Retailers – Throughout 2021 sector will continue to benefit from reopening led recovery in demand and an ongoing recovery in housing the market. Recovering economic conditions and fewer restrictions continues to boost consumer confidence having a positive flow through to demand. For the period reported those impacted store closures will result in a weak earnings period. However, some retailers were COVID-19 beneficiaries (KGN, JBH, NCK, HVN, ADH etc.) and found themselves positioned to leverage COVID-19 consumption tailwinds, capitalising off online sales growth and claiming market share, for these companies the updates will be solid and focus has shifted toward outlook commentary.
For COVID-19 beneficiaries, many of them technology stocks and online retailers, gains have been frontloaded and expectations of high growth are embedded, meaning the onus is on those companies to meet and beat expectations. Reactions can be violent if investors are disappointed, particularly amongst multiple highflyers. For these stocks, comparisons against a strong year of growth will get tough in the year ahead as conditions normalise, another driver of our preferred cyclical/commodity overweights.
Offshore earnings – Caution as currency strength (AUD +13% LTM) holds back returns for primarily offshore earners (CSL, RMD, JHX, RWC, CPU, SHL, BLD). Although to a certain extent for some offshore earners leveraged to economic recovery that upside should offset some sensitivity to exchange rates.
Dividends – Coinciding with the inflection in profit cycle, dividends will improve in the year ahead, although are likely to remain below long run averages as there is still a significant degree of uncertainty and companies will still be focussed on preserving capital, and conserving cash on their own balance sheets. An exception here is the miners (BHP, RIO, FMG) benefitting from stronger balance sheets and elevated iron ore prices are in a strong position to return cash to shareholders.
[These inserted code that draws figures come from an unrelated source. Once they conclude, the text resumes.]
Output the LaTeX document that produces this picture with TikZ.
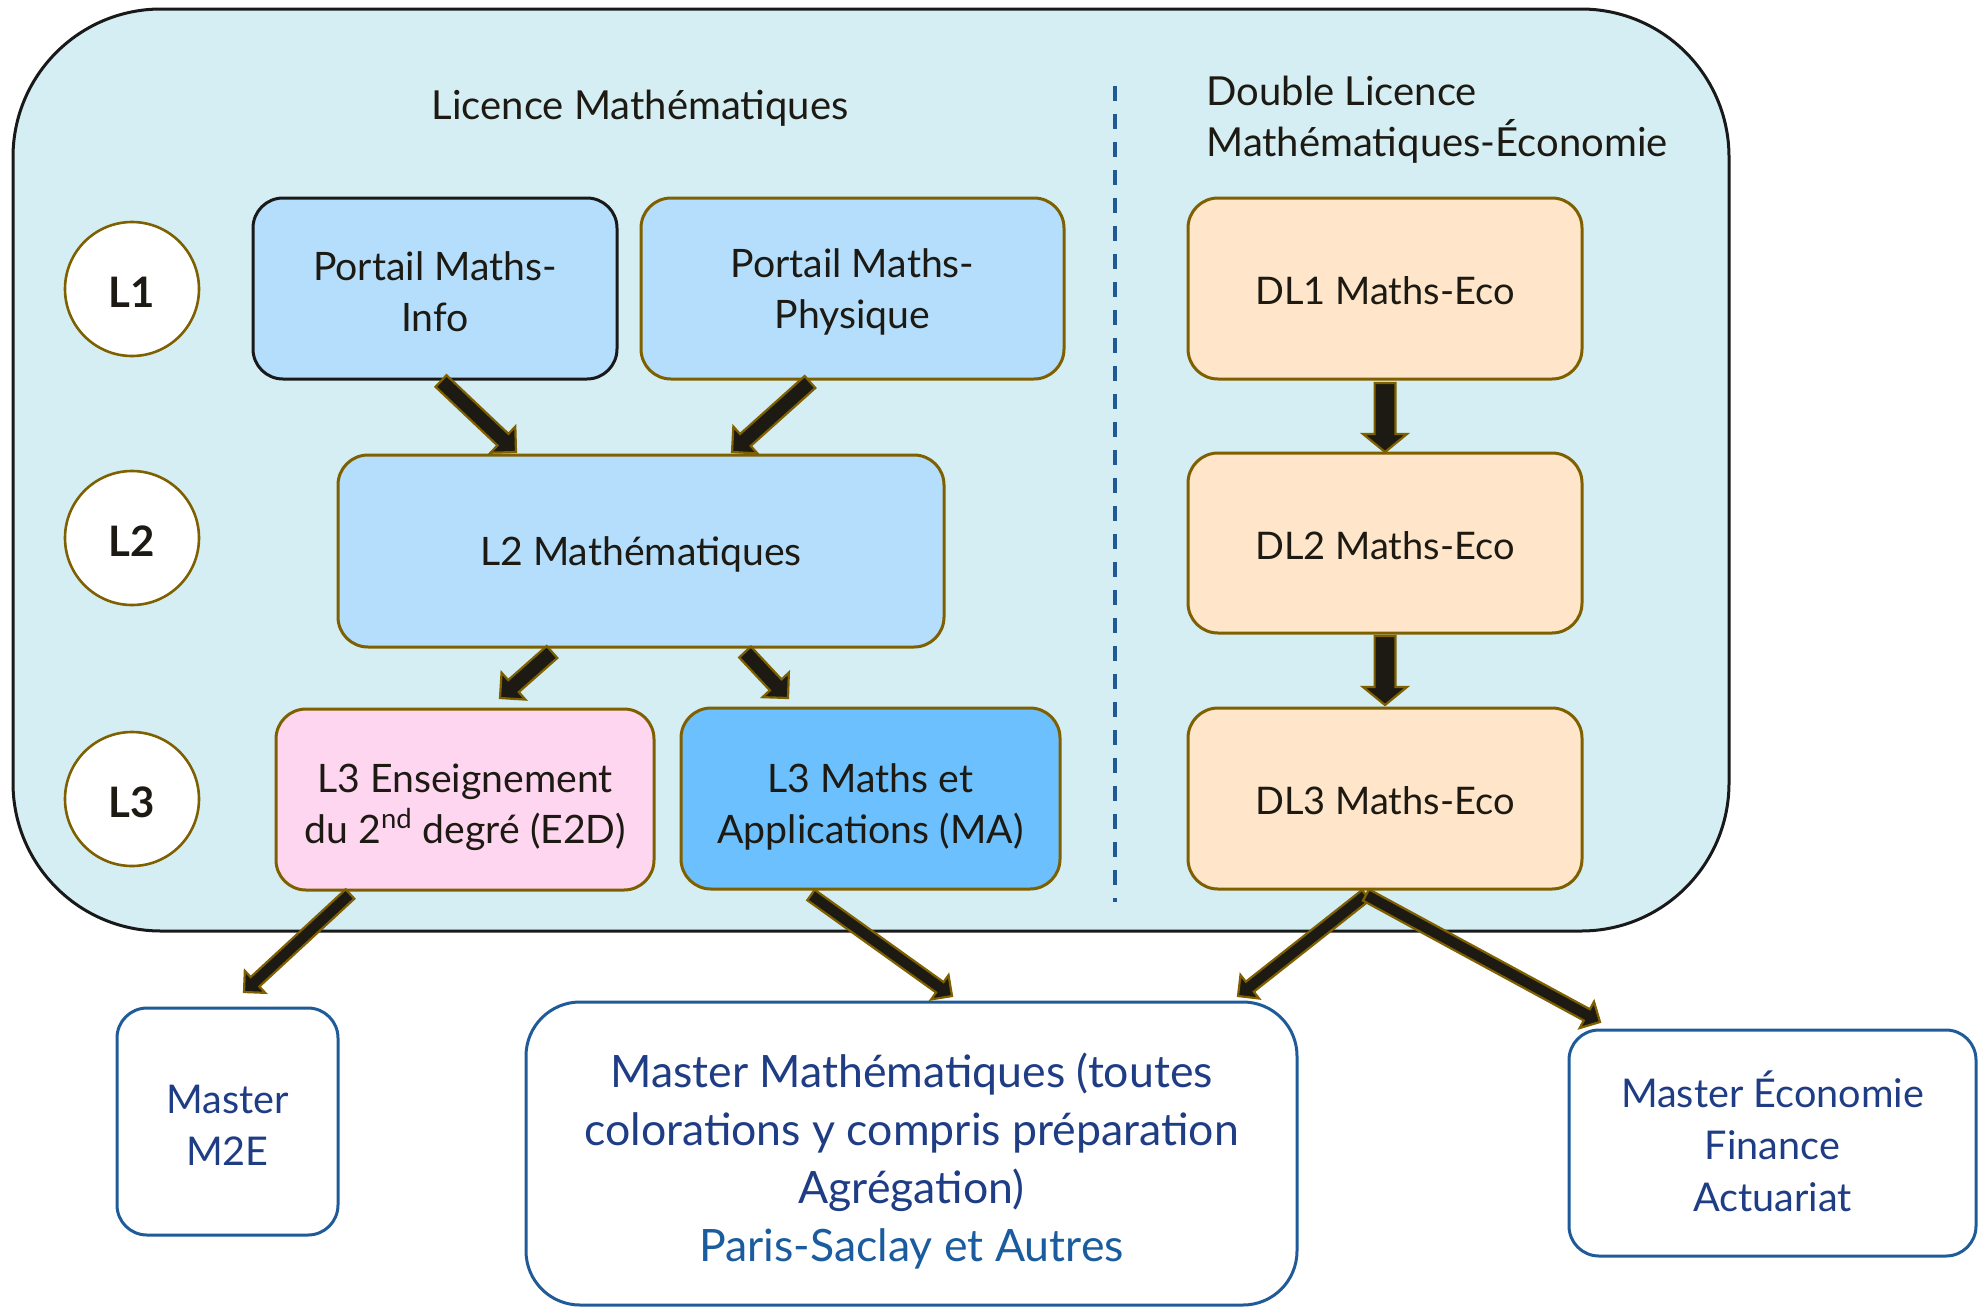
\documentclass[tikz,border=0pt]{standalone}
\usepackage{fontspec}
\setmainfont{Lato}
\usetikzlibrary{calc}
\definecolor{bgc}{HTML}{D5EEF3}
\definecolor{lblue}{HTML}{B4DEFB}
\definecolor{mblue}{HTML}{6DC0FE}
\definecolor{pinkc}{HTML}{FFD6EF}
\definecolor{peach}{HTML}{FFE5C9}
\definecolor{brn}{HTML}{7F6000}
\definecolor{arrf}{HTML}{1C1A12}
\definecolor{txt}{HTML}{1C1A12}
\definecolor{mstroke}{HTML}{1F5B99}
\definecolor{mtext}{HTML}{1F3D85}
\definecolor{mtexttwo}{HTML}{1A5C9E}
\definecolor{dashc}{HTML}{1F5A96}
\newcommand\blkarrow[5]{%
  \coordinate (bh) at ($(#2)!#5!(#1)$);
  \draw[arrowst] ($(#1)!#3!90:(#2)$) -- ($(bh)!#3!90:(#2)$) -- ($(bh)!#4!90:(#2)$) -- (#2) -- ($(bh)!#4!-90:(#2)$) -- ($(bh)!#3!-90:(#2)$) -- ($(#1)!#3!-90:(#2)$) -- cycle;}
\tikzset{
  box/.style={draw=brn, line width=1.5pt, rounded corners=15pt, inner sep=0pt},
  btxt/.style={align=center, text=txt, inner sep=0pt, yshift=-1.6pt, font=\fontsize{19.6}{25.5}\selectfont},
  dtxt/.style={btxt, yshift=0.5pt, font=\fontsize{19}{25.5}\selectfont},
  mbox/.style={draw=mstroke, line width=1.5pt, fill=white, rounded corners=15pt, inner sep=0pt},
  mtxt/.style={align=center, text=mtext, inner sep=0pt, font=\fontsize{19.8}{26}\selectfont},
  lvl/.style={circle, draw=brn, line width=1.3pt, fill=white, minimum size=67pt, inner sep=0pt},
  ltxt/.style={text=txt, inner sep=0pt, yshift=-1.5pt, font=\bfseries\fontsize{21}{25}\selectfont},
  ttl/.style={text=txt, align=left, inner sep=0pt, font=\fontsize{20}{25.5}\selectfont},
  arrowst/.style={fill=arrf, draw=brn, line width=1.1pt, line join=miter},
  outerst/.style={draw=black!90, line width=1.5pt, fill=bgc, rounded corners=74pt, inner sep=0pt},
  sep/.style={draw=dashc, line width=1.6pt, dash pattern=on 7.5pt off 6.5pt}
}
\begin{document}
\begin{tikzpicture}[x=0.5pt,y=-0.5pt]
\useasboundingbox (0,0) rectangle (1986,1307);
% outer frame
\node[outerst, minimum width=858pt, minimum height=461pt] (frame) at (871,470) {};
% separator
\coordinate (septop) at (1115,86);
\coordinate (sepbot) at (1115,902);
\draw[sep] (septop) -- (sepbot);
% titles
\node[ttl, anchor=center] (t1) at (640,108) {Licence Mathématiques};
\node[ttl, anchor=west] (t2) at (1206,120) {Double Licence\\Mathématiques-Économie};
% level circles
\node[lvl, label={[ltxt]center:L1}] (c1) at (132,289) {};
\node[lvl, label={[ltxt]center:L2}] (c2) at (132,538) {};
\node[lvl, label={[ltxt]center:L3}] (c3) at (132,799) {};
% boxes
\node[box, draw=black!90, fill=lblue, minimum width=182pt, minimum height=90.5pt,
  label={[btxt]center:{Portail Maths-\\Info}}] (pmi) at (435,288.5) {};
\node[box, fill=lblue, minimum width=211.5pt, minimum height=90.5pt,
  label={[btxt]center:{Portail Maths-\\Physique}}] (pmp) at (852.5,288.5) {};
\node[box, fill=lblue, minimum width=303pt, minimum height=96pt,
  label={[btxt]center:{L2 Mathématiques}}] (l2) at (641,551) {};
\node[box, fill=pinkc, minimum width=189pt, minimum height=90.5pt,
  label={[btxt, yshift=-2.4pt]center:{L3 Enseignement\\du 2\textsuperscript{nd} degré (E2D)}}] (l3e) at (465,799.5) {};
\node[box, fill=mblue, minimum width=189.5pt, minimum height=90.5pt,
  label={[btxt, yshift=-2.4pt]center:{L3 Maths et\\Applications (MA)}}] (l3ma) at (870.5,798.5) {};
\node[box, fill=peach, minimum width=197pt, minimum height=90.5pt,
  label={[dtxt]center:{DL1 Maths-Eco}}] (dl1) at (1385,288.5) {};
\node[box, fill=peach, minimum width=197pt, minimum height=90pt,
  label={[dtxt]center:{DL2 Maths-Eco}}] (dl2) at (1385,543) {};
\node[box, fill=peach, minimum width=197pt, minimum height=90.5pt,
  label={[dtxt]center:{DL3 Maths-Eco}}] (dl3) at (1385,798.5) {};
% masters
\node[mbox, minimum width=110.5pt, minimum height=113.5pt,
  label={[mtxt, yshift=-2pt]center:{Master\\M2E}}] (m2e) at (227.5,1121.5) {};
\node[mbox, rounded corners=27pt, minimum width=385.5pt, minimum height=151.5pt,
  label={[mtxt, yshift=-3.8pt, font=\fontsize{22.3}{29}\selectfont]center:{Master Mathématiques (toutes\\colorations y compris préparation\\Agrégation)\\\textcolor{mtexttwo}{Paris-Saclay et Autres}}}] (mm) at (911.5,1153.5) {};
\node[mbox, minimum width=203.5pt, minimum height=113pt,
  label={[mtxt, yshift=0.6pt]center:{Master Économie\\Finance\\Actuariat}}] (meco) at (1772.5,1143) {};
% arrow end points
\coordinate (a1s) at (441,381); \coordinate (a1e) at (516,452);
\coordinate (a2s) at (810,382); \coordinate (a2e) at (732,452);
\coordinate (a3s) at (552,652); \coordinate (a3e) at (500,698);
\coordinate (a4s) at (745,652); \coordinate (a4e) at (788,698);
\coordinate (a5s) at (1385,383); \coordinate (a5e) at (1385,452);
\coordinate (a6s) at (1385,636); \coordinate (a6e) at (1385,705);
\coordinate (a7s) at (350,894); \coordinate (a7e) at (244,992);
\coordinate (a8s) at (811,895); \coordinate (a8e) at (952,996);
\coordinate (a9s) at (1366,895); \coordinate (a9e) at (1238,996);
\coordinate (a10e) at (1600,1022);
% arrows
\blkarrow{a1s}{a1e}{4pt}{9pt}{9pt}
\blkarrow{a2s}{a2e}{4pt}{9pt}{9pt}
\blkarrow{a3s}{a3e}{4pt}{9pt}{9pt}
\blkarrow{a4s}{a4e}{4pt}{9pt}{9pt}
\blkarrow{a5s}{a5e}{5.2pt}{11pt}{9pt}
\blkarrow{a6s}{a6e}{5.2pt}{11pt}{9pt}
\blkarrow{a7s}{a7e}{3.2pt}{7.5pt}{7.5pt}
\blkarrow{a8s}{a8e}{3.2pt}{7.5pt}{7.5pt}
\blkarrow{a9s}{a9e}{3.2pt}{7.5pt}{7.5pt}
\blkarrow{a9s}{a10e}{3.2pt}{7.5pt}{7.5pt}
\end{tikzpicture}
\end{document}
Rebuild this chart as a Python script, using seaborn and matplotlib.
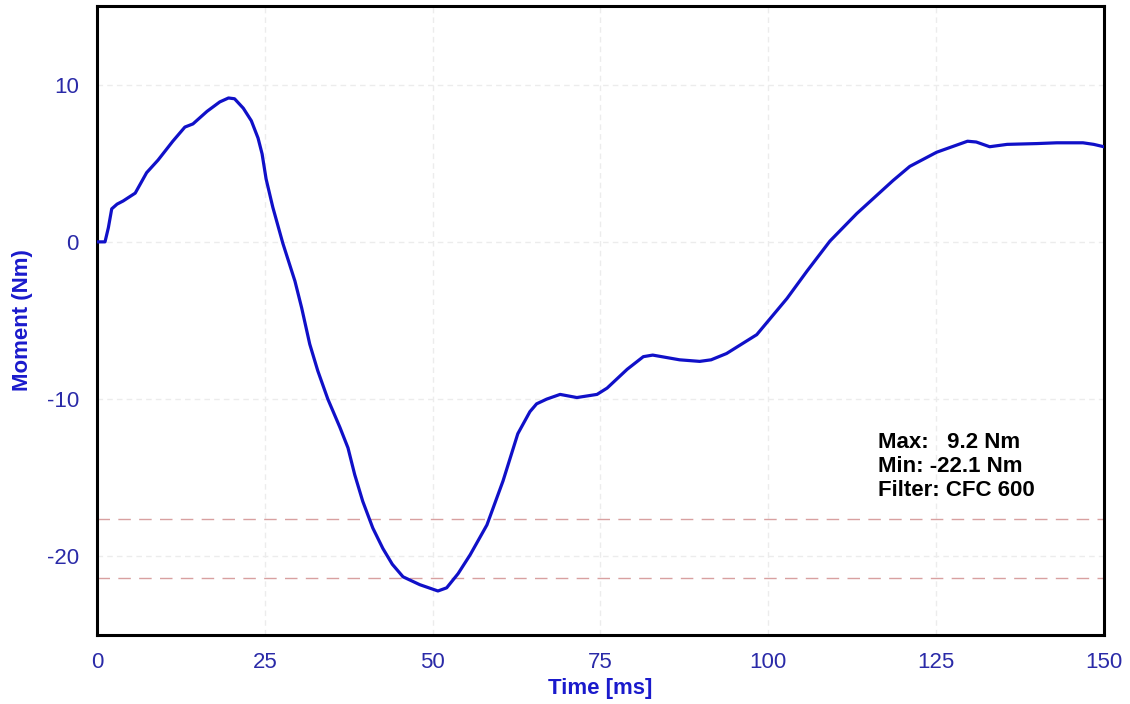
import matplotlib
matplotlib.use("Agg")
import matplotlib.pyplot as plt
import seaborn as sns
import pandas as pd
from matplotlib.ticker import MultipleLocator

time_ms = [0, 1.2, 1.7, 2.2, 3.0, 3.9, 5.7, 7.4, 9.1, 11.3, 13.1, 14.3, 16.4, 18.3, 19.6,
           20.5, 21.8, 23.0, 24.0, 24.6, 25.2, 26.2, 27.7, 29.5, 30.5, 31.7, 32.9, 34.4, 36.2,
           37.4, 38.4, 39.6, 41.1, 42.6, 44.0, 45.6, 48.1, 50.8, 52.1, 53.8, 55.6, 58.1, 60.5,
           62.7, 64.5, 65.5, 67.0, 69.0, 71.5, 74.5, 76.0, 79.0, 81.4, 82.8, 86.8, 89.8, 91.5,
           93.8, 98.3, 102.8, 105.8, 109.2, 113.2, 118.6, 121.1, 125.1, 129.7, 131.0, 133.0,
           135.6, 140.0, 143.0, 146.9, 148.5, 150.0]
moment_nm = [0.0, 0.0, 0.9, 2.1, 2.4, 2.6, 3.1, 4.4, 5.2, 6.4, 7.3, 7.5, 8.3, 8.9, 9.15,
             9.1, 8.5, 7.7, 6.6, 5.6, 4.0, 2.2, -0.1, -2.5, -4.2, -6.5, -8.2, -10.0, -11.8,
             -13.1, -14.8, -16.5, -18.2, -19.5, -20.5, -21.3, -21.8, -22.2, -22.0, -21.1, -19.9,
             -18.0, -15.2, -12.2, -10.8, -10.3, -10.0, -9.7, -9.9, -9.7, -9.3, -8.1, -7.3,
             -7.2, -7.5, -7.6, -7.5, -7.1, -5.9, -3.6, -1.85, 0.05, 1.8, 3.9, 4.8, 5.7, 6.4,
             6.35, 6.05, 6.2, 6.25, 6.3, 6.3, 6.2, 6.05]
limit_lines = [-17.6, -21.4]
stats_text = "Max:   9.2 Nm\nMin: -22.1 Nm\nFilter: CFC 600"

df = pd.DataFrame({"Time [ms]": time_ms, "Moment (Nm)": moment_nm})

sns.set_style("white")
plt.rcParams["font.family"] = ["Liberation Sans", "DejaVu Sans"]
plt.rcParams["axes.unicode_minus"] = False

label_blue = "#2a2aa8"
fig = plt.figure(figsize=(11.3, 7.04), dpi=100)
ax = fig.add_axes([0.0858, 0.098, 0.891, 0.8935])

for y in limit_lines:
    ax.axhline(y, color="#d8a0a0", lw=1.0, ls=(0, (9, 6)), zorder=1)

sns.lineplot(data=df, x="Time [ms]", y="Moment (Nm)", ax=ax, color="#1010c8", lw=2.3, zorder=3)

ax.set_xlim(0, 150)
ax.set_ylim(-25, 15)
ax.xaxis.set_major_locator(MultipleLocator(25))
ax.xaxis.set_minor_locator(MultipleLocator(5))
ax.yaxis.set_major_locator(MultipleLocator(10))
ax.yaxis.set_minor_locator(MultipleLocator(5))
ax.grid(True, which="major", color="#ececec", lw=1.0, ls=(0, (4, 3)), zorder=0)

ax.tick_params(axis="x", which="both", direction="in", length=7, width=1.2, color="black",
               labelsize=16, labelcolor=label_blue, pad=12)
ax.tick_params(axis="y", which="major", direction="inout", length=22, width=1.2, color="#555555",
               labelsize=16, labelcolor=label_blue, pad=2)
ax.tick_params(axis="y", which="minor", direction="inout", length=11, width=1.0, color="#555555")

for s in ax.spines.values():
    s.set_color("black")
    s.set_linewidth(2.2)

ax.set_xlabel("Time [ms]", fontsize=16, fontweight="bold", color="#1a1acc", labelpad=4)
ax.set_ylabel("Moment (Nm)", fontsize=16, fontweight="bold", color="#1a1acc", labelpad=10)

ax.text(0.776, 0.323, stats_text, transform=ax.transAxes, fontsize=16, fontweight="bold",
        color="black", va="top", ha="left", linespacing=1.2)

fig.savefig("out.png", dpi=100)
Guidance – More companies will deliver guidance relative to August, but there will still be many that opt out as a significant level of uncertainty remains despite the domestic economy stabilising into the final quarter of 2020 as restrictions eased.
AU/China - Although there are individual stocks and sectors that have been impacted by the AU/China tensions, the reopening and recovery in earnings and economic growth should take precedent at an index level. (Caveat – providing high value exports like iron ore do not come into the mix).